Exercise aim:
Make an exact copy of all the material below, apart from the pictures.
::: Source data
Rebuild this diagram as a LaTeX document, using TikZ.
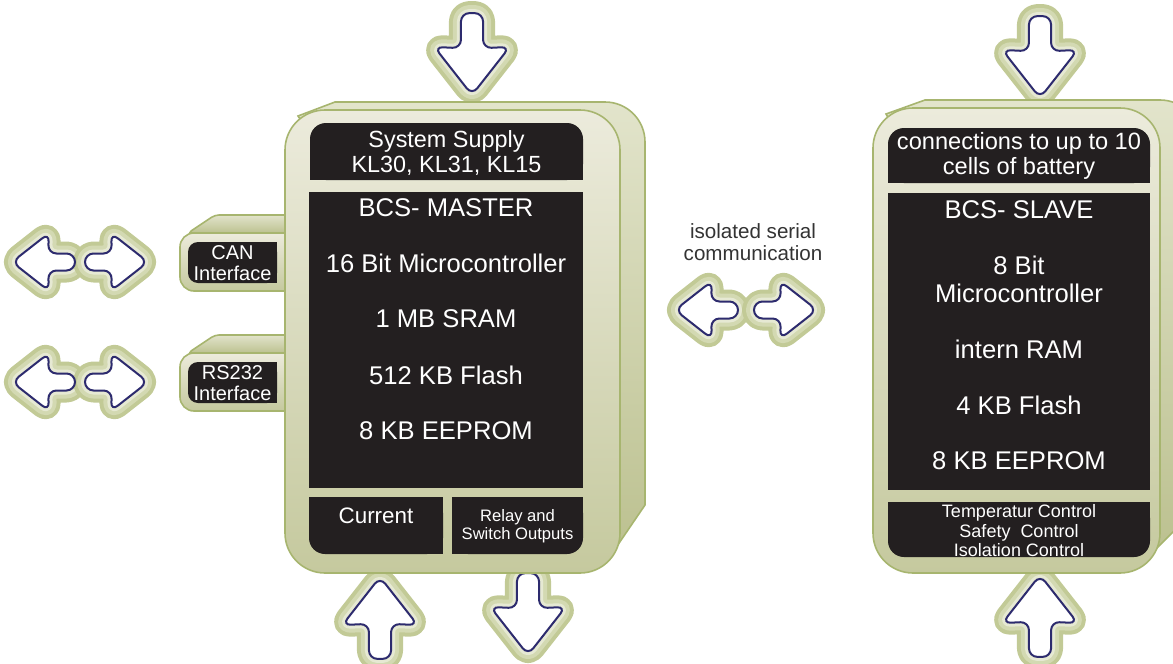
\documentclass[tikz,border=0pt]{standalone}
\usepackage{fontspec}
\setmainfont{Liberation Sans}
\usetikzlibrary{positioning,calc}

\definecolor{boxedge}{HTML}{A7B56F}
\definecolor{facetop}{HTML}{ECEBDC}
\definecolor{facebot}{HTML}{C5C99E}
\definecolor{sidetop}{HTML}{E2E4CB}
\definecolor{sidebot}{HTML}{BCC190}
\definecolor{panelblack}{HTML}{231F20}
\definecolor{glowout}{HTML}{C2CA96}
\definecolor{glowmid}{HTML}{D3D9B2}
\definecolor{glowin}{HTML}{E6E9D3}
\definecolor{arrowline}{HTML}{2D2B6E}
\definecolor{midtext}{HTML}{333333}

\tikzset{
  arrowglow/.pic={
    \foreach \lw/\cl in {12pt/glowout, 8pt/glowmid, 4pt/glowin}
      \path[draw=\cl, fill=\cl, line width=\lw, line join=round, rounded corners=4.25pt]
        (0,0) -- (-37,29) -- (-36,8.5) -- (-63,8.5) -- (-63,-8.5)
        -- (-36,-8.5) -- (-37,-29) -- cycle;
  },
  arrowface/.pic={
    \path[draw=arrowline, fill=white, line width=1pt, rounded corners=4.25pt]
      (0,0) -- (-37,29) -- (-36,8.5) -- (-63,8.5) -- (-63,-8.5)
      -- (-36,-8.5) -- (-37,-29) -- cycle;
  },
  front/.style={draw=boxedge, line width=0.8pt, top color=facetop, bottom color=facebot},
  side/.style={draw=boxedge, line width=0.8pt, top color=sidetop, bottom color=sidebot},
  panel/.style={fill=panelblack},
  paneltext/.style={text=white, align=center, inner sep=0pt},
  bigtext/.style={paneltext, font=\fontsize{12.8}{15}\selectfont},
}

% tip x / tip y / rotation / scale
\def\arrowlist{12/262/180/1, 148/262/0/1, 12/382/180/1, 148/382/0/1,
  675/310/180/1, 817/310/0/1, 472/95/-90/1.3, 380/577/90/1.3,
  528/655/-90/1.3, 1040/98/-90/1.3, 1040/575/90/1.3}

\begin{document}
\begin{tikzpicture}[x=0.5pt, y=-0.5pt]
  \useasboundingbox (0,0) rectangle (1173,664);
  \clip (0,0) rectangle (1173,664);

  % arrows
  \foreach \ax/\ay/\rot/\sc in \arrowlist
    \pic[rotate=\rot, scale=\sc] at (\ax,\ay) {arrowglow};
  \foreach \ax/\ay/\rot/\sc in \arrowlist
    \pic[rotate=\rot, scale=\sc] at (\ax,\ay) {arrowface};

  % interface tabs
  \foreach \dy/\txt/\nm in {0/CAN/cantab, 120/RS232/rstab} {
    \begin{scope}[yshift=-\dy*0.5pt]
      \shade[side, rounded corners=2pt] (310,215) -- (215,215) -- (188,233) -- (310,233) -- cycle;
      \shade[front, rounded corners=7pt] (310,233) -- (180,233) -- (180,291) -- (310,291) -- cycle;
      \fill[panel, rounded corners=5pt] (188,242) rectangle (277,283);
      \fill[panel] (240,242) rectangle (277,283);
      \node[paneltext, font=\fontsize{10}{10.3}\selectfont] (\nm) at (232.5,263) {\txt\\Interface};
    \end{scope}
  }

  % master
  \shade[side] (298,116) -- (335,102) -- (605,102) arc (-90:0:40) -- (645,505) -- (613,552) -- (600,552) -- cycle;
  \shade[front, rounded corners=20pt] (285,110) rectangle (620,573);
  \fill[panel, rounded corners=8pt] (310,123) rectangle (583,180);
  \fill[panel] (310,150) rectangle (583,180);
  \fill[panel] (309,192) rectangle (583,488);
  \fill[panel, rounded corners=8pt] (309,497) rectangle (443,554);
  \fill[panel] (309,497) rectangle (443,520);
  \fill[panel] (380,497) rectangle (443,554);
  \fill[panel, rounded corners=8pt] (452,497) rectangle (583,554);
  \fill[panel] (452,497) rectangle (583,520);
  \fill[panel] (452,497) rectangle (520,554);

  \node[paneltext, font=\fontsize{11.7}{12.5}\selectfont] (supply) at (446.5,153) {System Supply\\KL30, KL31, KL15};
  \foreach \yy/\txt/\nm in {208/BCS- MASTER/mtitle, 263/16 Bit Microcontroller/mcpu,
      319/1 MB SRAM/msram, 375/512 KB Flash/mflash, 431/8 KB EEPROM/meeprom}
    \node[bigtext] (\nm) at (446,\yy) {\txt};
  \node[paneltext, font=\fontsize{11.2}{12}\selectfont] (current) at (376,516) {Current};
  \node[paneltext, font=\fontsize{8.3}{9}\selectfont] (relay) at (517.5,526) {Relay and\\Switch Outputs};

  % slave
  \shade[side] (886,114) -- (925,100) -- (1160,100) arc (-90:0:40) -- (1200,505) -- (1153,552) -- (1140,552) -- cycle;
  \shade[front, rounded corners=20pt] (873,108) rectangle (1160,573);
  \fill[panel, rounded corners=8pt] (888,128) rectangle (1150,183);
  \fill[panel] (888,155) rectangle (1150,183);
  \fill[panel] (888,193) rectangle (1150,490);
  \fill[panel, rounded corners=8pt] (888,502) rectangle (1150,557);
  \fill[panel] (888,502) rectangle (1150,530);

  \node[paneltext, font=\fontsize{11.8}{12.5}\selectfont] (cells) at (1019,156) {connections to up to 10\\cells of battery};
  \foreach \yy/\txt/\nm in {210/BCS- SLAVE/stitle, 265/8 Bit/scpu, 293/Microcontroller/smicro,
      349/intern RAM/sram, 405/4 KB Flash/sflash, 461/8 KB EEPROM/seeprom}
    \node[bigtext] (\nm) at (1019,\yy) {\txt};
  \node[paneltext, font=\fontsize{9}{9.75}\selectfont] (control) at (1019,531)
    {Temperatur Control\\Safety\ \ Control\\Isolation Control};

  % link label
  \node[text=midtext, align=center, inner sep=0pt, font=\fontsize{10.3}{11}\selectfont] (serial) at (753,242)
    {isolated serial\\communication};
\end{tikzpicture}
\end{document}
::::::
Completed exercise:
Rebuild this diagram as a LaTeX document, using TikZ.
\documentclass[tikz,border=0pt]{standalone}
\usepackage{fontspec}
\setmainfont{Liberation Sans}
\usetikzlibrary{positioning,calc}

\definecolor{boxedge}{HTML}{A7B56F}
\definecolor{facetop}{HTML}{ECEBDC}
\definecolor{facebot}{HTML}{C5C99E}
\definecolor{sidetop}{HTML}{E2E4CB}
\definecolor{sidebot}{HTML}{BCC190}
\definecolor{panelblack}{HTML}{231F20}
\definecolor{glowout}{HTML}{C2CA96}
\definecolor{glowmid}{HTML}{D3D9B2}
\definecolor{glowin}{HTML}{E6E9D3}
\definecolor{arrowline}{HTML}{2D2B6E}
\definecolor{midtext}{HTML}{333333}

\tikzset{
  arrowglow/.pic={
    \foreach \lw/\cl in {12pt/glowout, 8pt/glowmid, 4pt/glowin}
      \path[draw=\cl, fill=\cl, line width=\lw, line join=round, rounded corners=4.25pt]
        (0,0) -- (-37,29) -- (-36,8.5) -- (-63,8.5) -- (-63,-8.5)
        -- (-36,-8.5) -- (-37,-29) -- cycle;
  },
  arrowface/.pic={
    \path[draw=arrowline, fill=white, line width=1pt, rounded corners=4.25pt]
      (0,0) -- (-37,29) -- (-36,8.5) -- (-63,8.5) -- (-63,-8.5)
      -- (-36,-8.5) -- (-37,-29) -- cycle;
  },
  front/.style={draw=boxedge, line width=0.8pt, top color=facetop, bottom color=facebot},
  side/.style={draw=boxedge, line width=0.8pt, top color=sidetop, bottom color=sidebot},
  panel/.style={fill=panelblack},
  paneltext/.style={text=white, align=center, inner sep=0pt},
  bigtext/.style={paneltext, font=\fontsize{12.8}{15}\selectfont},
}

% tip x / tip y / rotation / scale
\def\arrowlist{12/262/180/1, 148/262/0/1, 12/382/180/1, 148/382/0/1,
  675/310/180/1, 817/310/0/1, 472/95/-90/1.3, 380/577/90/1.3,
  528/655/-90/1.3, 1040/98/-90/1.3, 1040/575/90/1.3}

\begin{document}
\begin{tikzpicture}[x=0.5pt, y=-0.5pt]
  \useasboundingbox (0,0) rectangle (1173,664);
  \clip (0,0) rectangle (1173,664);

  % arrows
  \foreach \ax/\ay/\rot/\sc in \arrowlist
    \pic[rotate=\rot, scale=\sc] at (\ax,\ay) {arrowglow};
  \foreach \ax/\ay/\rot/\sc in \arrowlist
    \pic[rotate=\rot, scale=\sc] at (\ax,\ay) {arrowface};

  % interface tabs
  \foreach \dy/\txt/\nm in {0/CAN/cantab, 120/RS232/rstab} {
    \begin{scope}[yshift=-\dy*0.5pt]
      \shade[side, rounded corners=2pt] (310,215) -- (215,215) -- (188,233) -- (310,233) -- cycle;
      \shade[front, rounded corners=7pt] (310,233) -- (180,233) -- (180,291) -- (310,291) -- cycle;
      \fill[panel, rounded corners=5pt] (188,242) rectangle (277,283);
      \fill[panel] (240,242) rectangle (277,283);
      \node[paneltext, font=\fontsize{10}{10.3}\selectfont] (\nm) at (232.5,263) {\txt\\Interface};
    \end{scope}
  }

  % master
  \shade[side] (298,116) -- (335,102) -- (605,102) arc (-90:0:40) -- (645,505) -- (613,552) -- (600,552) -- cycle;
  \shade[front, rounded corners=20pt] (285,110) rectangle (620,573);
  \fill[panel, rounded corners=8pt] (310,123) rectangle (583,180);
  \fill[panel] (310,150) rectangle (583,180);
  \fill[panel] (309,192) rectangle (583,488);
  \fill[panel, rounded corners=8pt] (309,497) rectangle (443,554);
  \fill[panel] (309,497) rectangle (443,520);
  \fill[panel] (380,497) rectangle (443,554);
  \fill[panel, rounded corners=8pt] (452,497) rectangle (583,554);
  \fill[panel] (452,497) rectangle (583,520);
  \fill[panel] (452,497) rectangle (520,554);

  \node[paneltext, font=\fontsize{11.7}{12.5}\selectfont] (supply) at (446.5,153) {System Supply\\KL30, KL31, KL15};
  \foreach \yy/\txt/\nm in {208/BCS- MASTER/mtitle, 263/16 Bit Microcontroller/mcpu,
      319/1 MB SRAM/msram, 375/512 KB Flash/mflash, 431/8 KB EEPROM/meeprom}
    \node[bigtext] (\nm) at (446,\yy) {\txt};
  \node[paneltext, font=\fontsize{11.2}{12}\selectfont] (current) at (376,516) {Current};
  \node[paneltext, font=\fontsize{8.3}{9}\selectfont] (relay) at (517.5,526) {Relay and\\Switch Outputs};

  % slave
  \shade[side] (886,114) -- (925,100) -- (1160,100) arc (-90:0:40) -- (1200,505) -- (1153,552) -- (1140,552) -- cycle;
  \shade[front, rounded corners=20pt] (873,108) rectangle (1160,573);
  \fill[panel, rounded corners=8pt] (888,128) rectangle (1150,183);
  \fill[panel] (888,155) rectangle (1150,183);
  \fill[panel] (888,193) rectangle (1150,490);
  \fill[panel, rounded corners=8pt] (888,502) rectangle (1150,557);
  \fill[panel] (888,502) rectangle (1150,530);

  \node[paneltext, font=\fontsize{11.8}{12.5}\selectfont] (cells) at (1019,156) {connections to up to 10\\cells of battery};
  \foreach \yy/\txt/\nm in {210/BCS- SLAVE/stitle, 265/8 Bit/scpu, 293/Microcontroller/smicro,
      349/intern RAM/sram, 405/4 KB Flash/sflash, 461/8 KB EEPROM/seeprom}
    \node[bigtext] (\nm) at (1019,\yy) {\txt};
  \node[paneltext, font=\fontsize{9}{9.75}\selectfont] (control) at (1019,531)
    {Temperatur Control\\Safety\ \ Control\\Isolation Control};

  % link label
  \node[text=midtext, align=center, inner sep=0pt, font=\fontsize{10.3}{11}\selectfont] (serial) at (753,242)
    {isolated serial\\communication};
\end{tikzpicture}
\end{document}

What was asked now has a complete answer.